Le 8 mars est une date célébrée chaque année, non pas pour fêter un exploit, mais pour faire le bilan des acquis et tracer la voie à d’autres buts non encore atteints. Des revendications scandées à voix haute dans les rues, mais aussi pérennisées par la voie de l’écriture par celles qui ont ce pouvoir des mots, à l’image des Assia Djebar, Maïssa Bey, Louisette Ighilahriz, Yamina Mechakra…
Le 8 mars est la “Journée internationale des droits des femmes”. Une date symbolique qui dit toutes les luttes et une voix unie qui crie toutes les revendications des femmes du monde pour obtenir des conditions de travail dignes, des droits égaux avec ceux des hommes, une vie décente et une valorisation à la hauteur des sacrifices et des attentes.
Une date célébrée chaque année, non pas pour fêter un exploit, mais pour faire le bilan des acquis et tracer la voie à d’autres buts non encore atteints. Des revendications scandées à voix haute dans les rues, mais aussi pérennisées par la voie de l’écriture par celles qui ont ce pouvoir des mots qu’il serait bon de revisiter aujourd’hui.

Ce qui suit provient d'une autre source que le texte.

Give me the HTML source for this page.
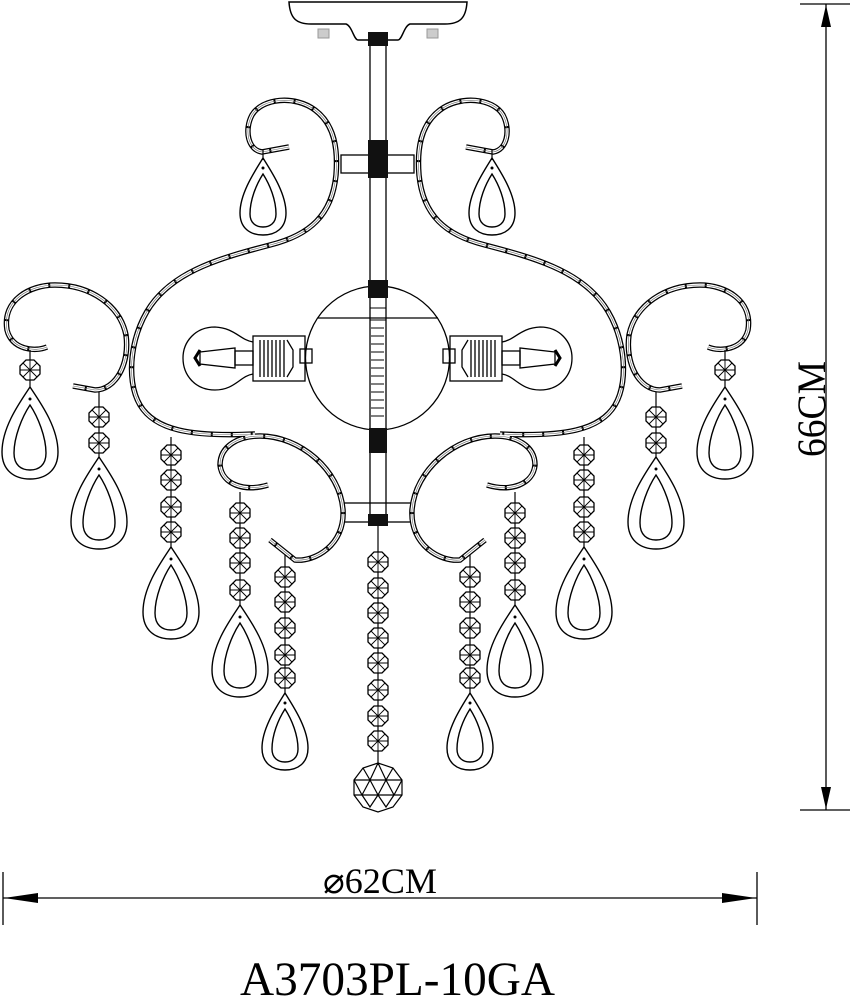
<!DOCTYPE html>
<html><head><meta charset="utf-8"><style>
html,body{margin:0;padding:0;background:#fff;}
svg{display:block;}
</style></head><body>
<svg width="853" height="1000" viewBox="0 0 853 1000" xmlns="http://www.w3.org/2000/svg">
<defs>
<g id="bead"><polygon points="-4,-10 4,-10 10,-4 10,4 4,10 -4,10 -10,4 -10,-4" fill="#fff" stroke="#000" stroke-width="1.3"/><path d="M-10 0H10M0 -10V10M-7 -7L7 7M7 -7L-7 7" stroke="#000" stroke-width="0.9"/></g>
<g id="dropL"><path d="M0 0C10 15 28 40 28 65C28 84 15 92 0 92C-15 92-28 84-28 65C-28 40-10 15 0 0Z" fill="none" stroke="#000" stroke-width="1.4"/><path d="M0 18C8 30 16 50 16 66C16 78 9 83 0 83C-9 83-16 78-16 66C-16 50-8 30 0 18Z" fill="none" stroke="#000" stroke-width="1.4"/><circle cx="0" cy="12" r="1.5"/></g>
<g id="dropS"><path d="M0 0C8 13 23 35 23 55C23 70 13 77 0 77C-13 77-23 70-23 55C-23 35-8 13 0 0Z" fill="none" stroke="#000" stroke-width="1.4"/><path d="M0 16C7 27 13 42 13 56C13 65 7 69 0 69C-7 69-13 65-13 56C-13 42-7 27 0 16Z" fill="none" stroke="#000" stroke-width="1.4"/><circle cx="0" cy="10" r="1.5"/></g>
<g id="arms">
   <path d="M289 147L262 152C248 150 244 130 252 115C262 98 295 95 315 110C335 125 338 150 336 175C332 215 310 235 270 245C220 258 180 270 155 300C130 330 125 380 140 405C155 430 190 437 255 434"/>
   <path d="M47 347C35 352 12 350 7 330C2 300 30 285 55 285C90 285 120 305 126 335C130 365 115 390 95 390L73 386"/>
   <path d="M268 485C245 492 222 485 220 465C220 445 240 436 260 436C300 436 340 470 343 510C345 545 315 562 295 560L270 540"/>
</g>
<g id="side">
 <g fill="none">
  <use href="#arms" stroke="#000" stroke-width="5.5"/>
  <use href="#arms" stroke="#fff" stroke-width="3" stroke-dasharray="18 2"/>
  <use href="#arms" stroke="#666" stroke-width="0.6"/>
 </g>
 <g stroke="#000" stroke-width="1.2">
  <line x1="263" y1="150" x2="263" y2="160"/>
  <line x1="30" y1="350" x2="30" y2="387"/>
  <line x1="99" y1="392" x2="99" y2="457"/>
  <line x1="171" y1="437" x2="171" y2="547"/>
  <line x1="240" y1="492" x2="240" y2="605"/>
  <line x1="285" y1="555" x2="285" y2="693"/>
 </g>
 <use href="#dropS" x="263" y="158"/>
 <use href="#bead" x="30" y="370"/><use href="#dropL" x="30" y="387"/>
 <use href="#bead" x="99" y="417"/><use href="#bead" x="99" y="443"/><use href="#dropL" x="99" y="457"/>
 <use href="#bead" x="171" y="455"/><use href="#bead" x="171" y="480"/><use href="#bead" x="171" y="507"/><use href="#bead" x="171" y="532"/><use href="#dropL" x="171" y="547"/>
 <use href="#bead" x="240" y="513"/><use href="#bead" x="240" y="538"/><use href="#bead" x="240" y="563"/><use href="#bead" x="240" y="590"/><use href="#dropL" x="240" y="605"/>
 <use href="#bead" x="285" y="577"/><use href="#bead" x="285" y="602"/><use href="#bead" x="285" y="628"/><use href="#bead" x="285" y="655"/><use href="#bead" x="285" y="678"/><use href="#dropS" x="285" y="693"/>
 <g fill="none" stroke="#000" stroke-width="1.3">
  <path d="M253 342C240 340 235 328 215 327C195 327 183 342 183 358C183 375 195 390 215 390C235 390 240 376 253 374"/>
  <path d="M200 352L235 348V368L200 364Z"/>
  <path d="M200 350L195 358L200 366" stroke-width="3"/>
  <rect x="235" y="351" width="18" height="14"/>
  <rect x="253" y="336" width="52" height="45"/>
  <path d="M260 340V377M264 340V377M268 340V377M272 340V377M276 340V377M280 340V377M284 340V377"/>
  <path d="M287 340L293 350V367L287 377"/>
  <rect x="300" y="349" width="12" height="14"/>
 </g>
</g>
</defs>

<path d="M289 2H467C466 18 460 24 445 24H410C404 26 402 40 398 40H358C354 40 352 26 346 24H311C296 24 290 18 289 2Z" fill="#fff" stroke="#000" stroke-width="1.5"/>
<rect x="318" y="29" width="11" height="9" fill="#ccc" stroke="#999"/>
<rect x="427" y="29" width="11" height="9" fill="#ccc" stroke="#999"/>
<rect x="370" y="38" width="16" height="485" fill="#fff" stroke="#000" stroke-width="1.3"/>
<circle cx="377.5" cy="358" r="72" fill="none" stroke="#000" stroke-width="1.3"/>
<line x1="318" y1="318" x2="438" y2="318" stroke="#000" stroke-width="1.3"/>
<g stroke="#000" stroke-width="1">
<path d="M371 320H384M371 328H384M371 336H384M371 344H384M371 352H384M371 360H384M371 368H384M371 376H384M371 384H384M371 392H384M371 400H384M371 408H384M371 416H384"/>
</g>
<rect x="341" y="155" width="73" height="18" fill="none" stroke="#000" stroke-width="1.3"/>
<rect x="343" y="503" width="70" height="19" fill="none" stroke="#000" stroke-width="1.3"/>
<rect x="368" y="32" width="20" height="14" fill="#111"/>
<rect x="368" y="140" width="20" height="38" fill="#111"/>
<rect x="368" y="280" width="20" height="18" fill="#111"/>
<rect x="370" y="308" width="16" height="12" fill="none" stroke="#000"/>
<rect x="369" y="428" width="18" height="25" fill="#111"/>
<rect x="368" y="514" width="20" height="12" fill="#111"/>

<use href="#side"/>
<use href="#side" transform="translate(755,0) scale(-1,1)"/>

<line x1="378" y1="526" x2="378" y2="765" stroke="#000" stroke-width="1.2"/>
<use href="#bead" x="378" y="562"/><use href="#bead" x="378" y="588"/><use href="#bead" x="378" y="613"/><use href="#bead" x="378" y="638"/><use href="#bead" x="378" y="663"/><use href="#bead" x="378" y="690"/><use href="#bead" x="378" y="716"/><use href="#bead" x="378" y="741"/>
<g fill="none" stroke="#000" stroke-width="1.2">
<polygon points="378,763 393,768 402,780 402,795 393,807 378,812 363,807 354,795 354,780 363,768"/>
<path d="M354 780H402M354 795H402M363 768L370 780L378 763L386 780L393 768M370 780L378 795L386 780M354 780L362 795L370 780M386 780L394 795L402 780M362 795L370 807L378 795L386 807L394 795"/>
</g>

<g stroke="#000" stroke-width="1.3">
<line x1="800" y1="4" x2="850" y2="4"/>
<line x1="800" y1="810" x2="850" y2="810"/>
<line x1="826" y1="4" x2="826" y2="810"/>
</g>
<polygon points="826,5 821,27 831,27" fill="#000"/>
<polygon points="826,809 821,787 831,787" fill="#000"/>
<text transform="translate(825,457) rotate(-90)" font-family="Liberation Serif, serif" font-size="40" textLength="96" lengthAdjust="spacingAndGlyphs">66CM</text>

<g stroke="#000" stroke-width="1.3">
<line x1="3" y1="872" x2="3" y2="925"/>
<line x1="757" y1="872" x2="757" y2="925"/>
<line x1="3" y1="898" x2="757" y2="898"/>
</g>
<polygon points="4,898 38,893 38,903" fill="#000"/>
<polygon points="756,898 722,893 722,903" fill="#000"/>
<text x="323" y="893" font-family="Liberation Serif, serif" font-size="36" textLength="114" lengthAdjust="spacingAndGlyphs">⌀62CM</text>

<text x="240" y="995" font-family="Liberation Serif, serif" font-size="48" textLength="315" lengthAdjust="spacingAndGlyphs">A3703PL-10GA</text>
</svg>
</body></html>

Dire un viol impardonnable, décrire des atrocités abominables, écrire une histoire inoubliable, c’est ce que fit par exemple la moudjahida Louisette Ighilahriz, qui confia, dans un témoignage courageux qui restera gravé dans les archives de la mémoire coloniale : “J’étais allongée nue, toujours nue. Ils pouvaient venir une, deux ou trois fois par jour. Dès que j’entendais le bruit de leurs bottes dans le couloir, je me mettais à trembler. Ensuite, le temps devenait interminable. Les minutes me paraissaient des heures, et les heures des jours. Le plus dur, c’est de tenir les premiers jours, de s’habituer à la douleur. Après, on se détache mentalement, un peu comme si le corps se mettait à flotter (...)”
Un corps meurtri, une tragédie vécue dans sa chair que la femme subit encore aujourd’hui, mais son bourreau n’est pas seulement cet ennemi, c’est parfois un voisin, un ami, un parent… un membre de la famille. Mais ce drame-là, la femme doit le taire, car c’est une honte d’en parler en société.

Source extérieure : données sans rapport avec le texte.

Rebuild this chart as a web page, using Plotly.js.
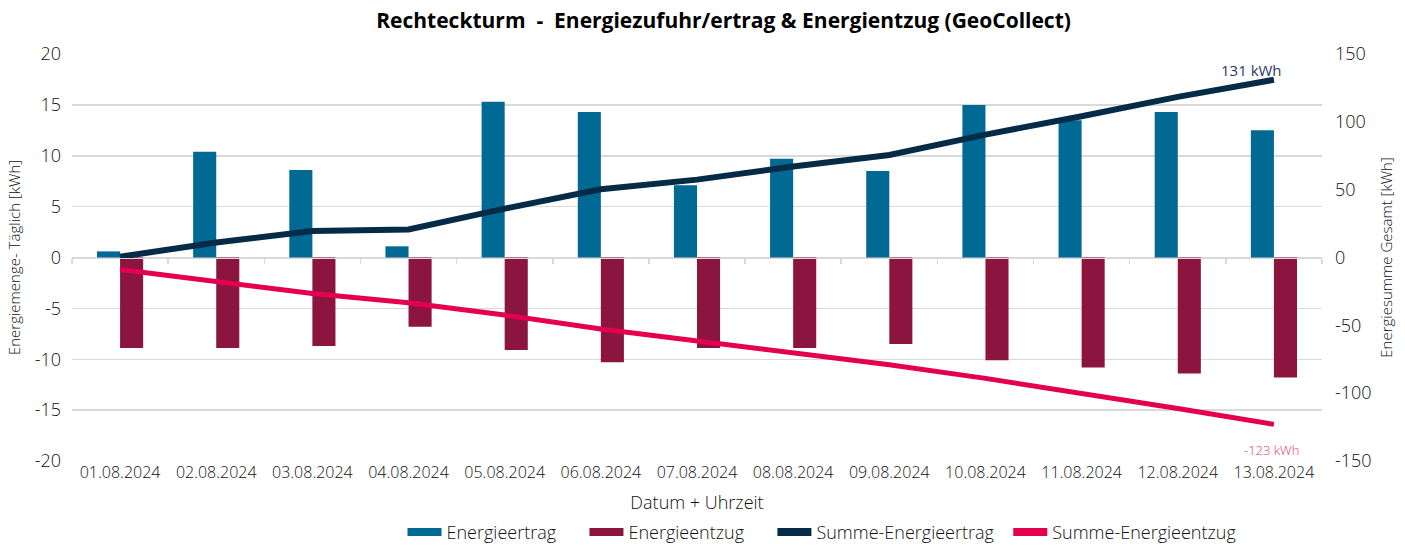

Pire, elle a peur des représailles car son assaillant sera lavé de tout soupçon du fait d’être ce frère qui “corrige”, ce mari qui “a tous les droits” ou ce père qui commet l’inceste et que la mère protège.

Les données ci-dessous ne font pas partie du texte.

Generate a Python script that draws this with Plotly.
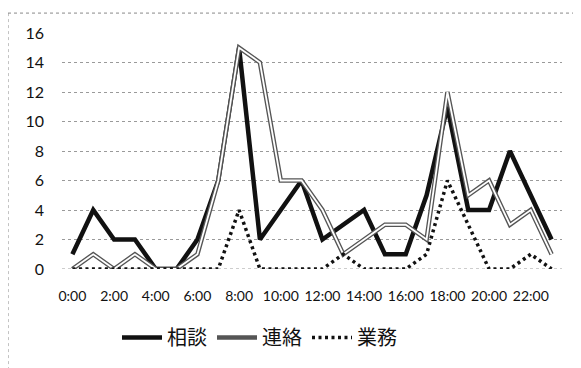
import plotly.graph_objects as go

hours = [f"{h}:00" for h in range(24)]
tick_labels = [f"{h}:00" for h in range(0, 24, 2)]

soudan = [1, 4, 2, 2, 0, 0, 2, 6, 15, 2, 4, 6, 2, 3, 4, 1, 1, 5, 11, 4, 4, 8, 5, 2]
renraku = [0, 1, 0, 1, 0, 0, 1, 6, 15, 14, 6, 6, 4, 1, 2, 3, 3, 2, 12, 5, 6, 3, 4, 1]
gyomu = [0, 0, 0, 0, 0, 0, 0, 0, 4, 0, 0, 0, 0, 1, 0, 0, 0, 1, 6, 3, 0, 0, 1, 0]

FONT = "Lato, 'Noto Sans CJK JP', sans-serif"

fig = go.Figure()
fig.add_trace(go.Scatter(x=hours, y=soudan, mode="lines", name="相談",
                         line=dict(color="#111111", width=4.5)))
fig.add_trace(go.Scatter(x=hours, y=renraku, mode="lines", name="連絡",
                         line=dict(color="#555555", width=4.5)))
fig.add_trace(go.Scatter(x=hours, y=renraku, mode="lines", showlegend=False,
                         hoverinfo="skip", line=dict(color="#ffffff", width=1.8)))
fig.add_trace(go.Scatter(x=hours, y=gyomu, mode="lines", name="業務",
                         line=dict(color="#111111", width=3.5, dash="3px,3.5px")))

fig.update_layout(
    width=573, height=360,
    margin=dict(l=54, r=19, t=25, b=98),
    paper_bgcolor="white", plot_bgcolor="white",
    font=dict(family=FONT, color="#1a1a1a"),
    showlegend=True,
    legend=dict(orientation="h", x=0.11, xanchor="left", y=-0.285, yanchor="middle",
                font=dict(size=20, family=FONT, color="#111111"),
                itemwidth=40, traceorder="normal"),
    xaxis=dict(type="category", categoryorder="array", categoryarray=hours,
               range=[-0.5, 23.5], tickmode="array", tickvals=tick_labels,
               ticktext=tick_labels, showgrid=False, zeroline=False,
               showline=False, ticks="", ticklabelstandoff=17,
               tickfont=dict(size=14, family=FONT, color="#111111")),
    yaxis=dict(range=[0, 16], tickvals=list(range(0, 17, 2)), showgrid=True,
               gridcolor="#9a9a9a", griddash="dot", gridwidth=1,
               zeroline=False, showline=False, ticks="", ticklabelstandoff=17,
               tickfont=dict(size=16, family=FONT, color="#111111")),
    shapes=[
        dict(type="line", xref="paper", yref="paper", x0=-0.108, x1=1.06,
             y0=1.0844, y1=1.0844, line=dict(color="#888888", width=1, dash="dot")),
        dict(type="line", xref="paper", yref="paper", x0=-0.108, x1=-0.108,
             y0=1.0844, y1=-0.45, line=dict(color="#888888", width=1, dash="dot")),
        dict(type="line", xref="paper", yref="y", x0=0, x1=1, y0=0, y1=0,
             line=dict(color="#9a9a9a", width=1, dash="dot"), layer="below"),
    ],
)

fig.write_html("out.html")
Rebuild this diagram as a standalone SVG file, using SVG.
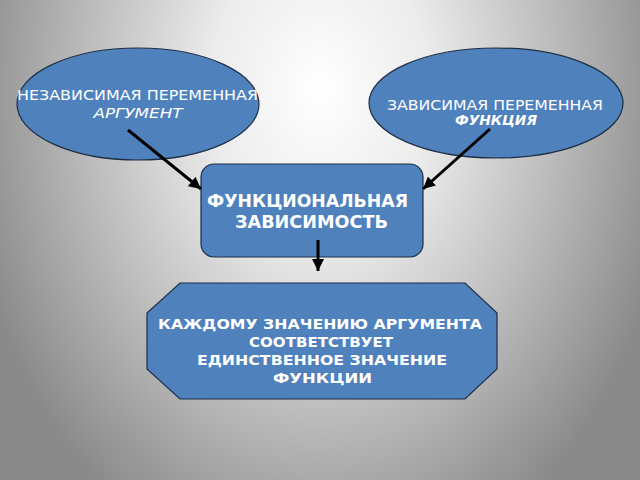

La mère, cette femme effacée et recluse qui “ne désignait jamais mon père autrement que par le pronom personnel arabe correspondant à ‘lui’ (…) Ce discours caractérisait toute femme mariée de quinze à soixante ans (…)”, confiera Assia Djebar dans L’Amour, la fantasia paru en 1995. Cette même Assia Djebar qui sortira des jupons de sa mère par la force de son écriture et qui ira briller au sommet de l’Académie française en 2005.
C’est dire la gifle que la femme peut donner à celui qui voulait la rabaisser. “Je suis femme et j’ai à dire (…)”, confiera Zineb Labidi, professeure de littérature. “Une pratique démocratique de la culture”, dira-t-elle au sujet de ces ateliers d’écriture lancés par le Forum Femmes Mediterranée (FFM). Et à Esther Fouchier, fondatrice de ce forum, d’ajouter : “L’écriture donne aux femmes un courage, une force et un pouvoir qu’elles n’avaient pas. C’est pourquoi faire écrire les femmes, leur permettre de mettre en mots ce qu’elles vivent chaque jour, leur donne un rôle dans la culture et la vie de la cité.”
Un rôle que s’octroiera avec brio Maïssa Bey à travers sa plume qui conte et raconte des vies, des déboires et des espoirs pour, dira-t-elle, “dire non à la régression, pour dénoncer les dérives dramatiques auxquelles nous assistions quotidiennement et que nous étions censés subir en silence (…) dans le meilleur des cas (…)”. Un pouvoir des mots et une passion pour l’écrit qu’elle a voulu transmettre aux autres femmes en créant l’association Paroles et écriture.
L’écriture “féminine” (féministe ?) – même si beaucoup lui réfutent le “genre” – a et reste ce pouvoir des mots, à la fois sensuels et cruels, percutants, déroutants, des Yamina Mechakra, Assia Djebar, Malika Mokeddem, Leïla Sebbar et autres plumes des générations successives qui recourent elles aussi à ce procédé pour dire leurs maux et revendiquer leurs droits.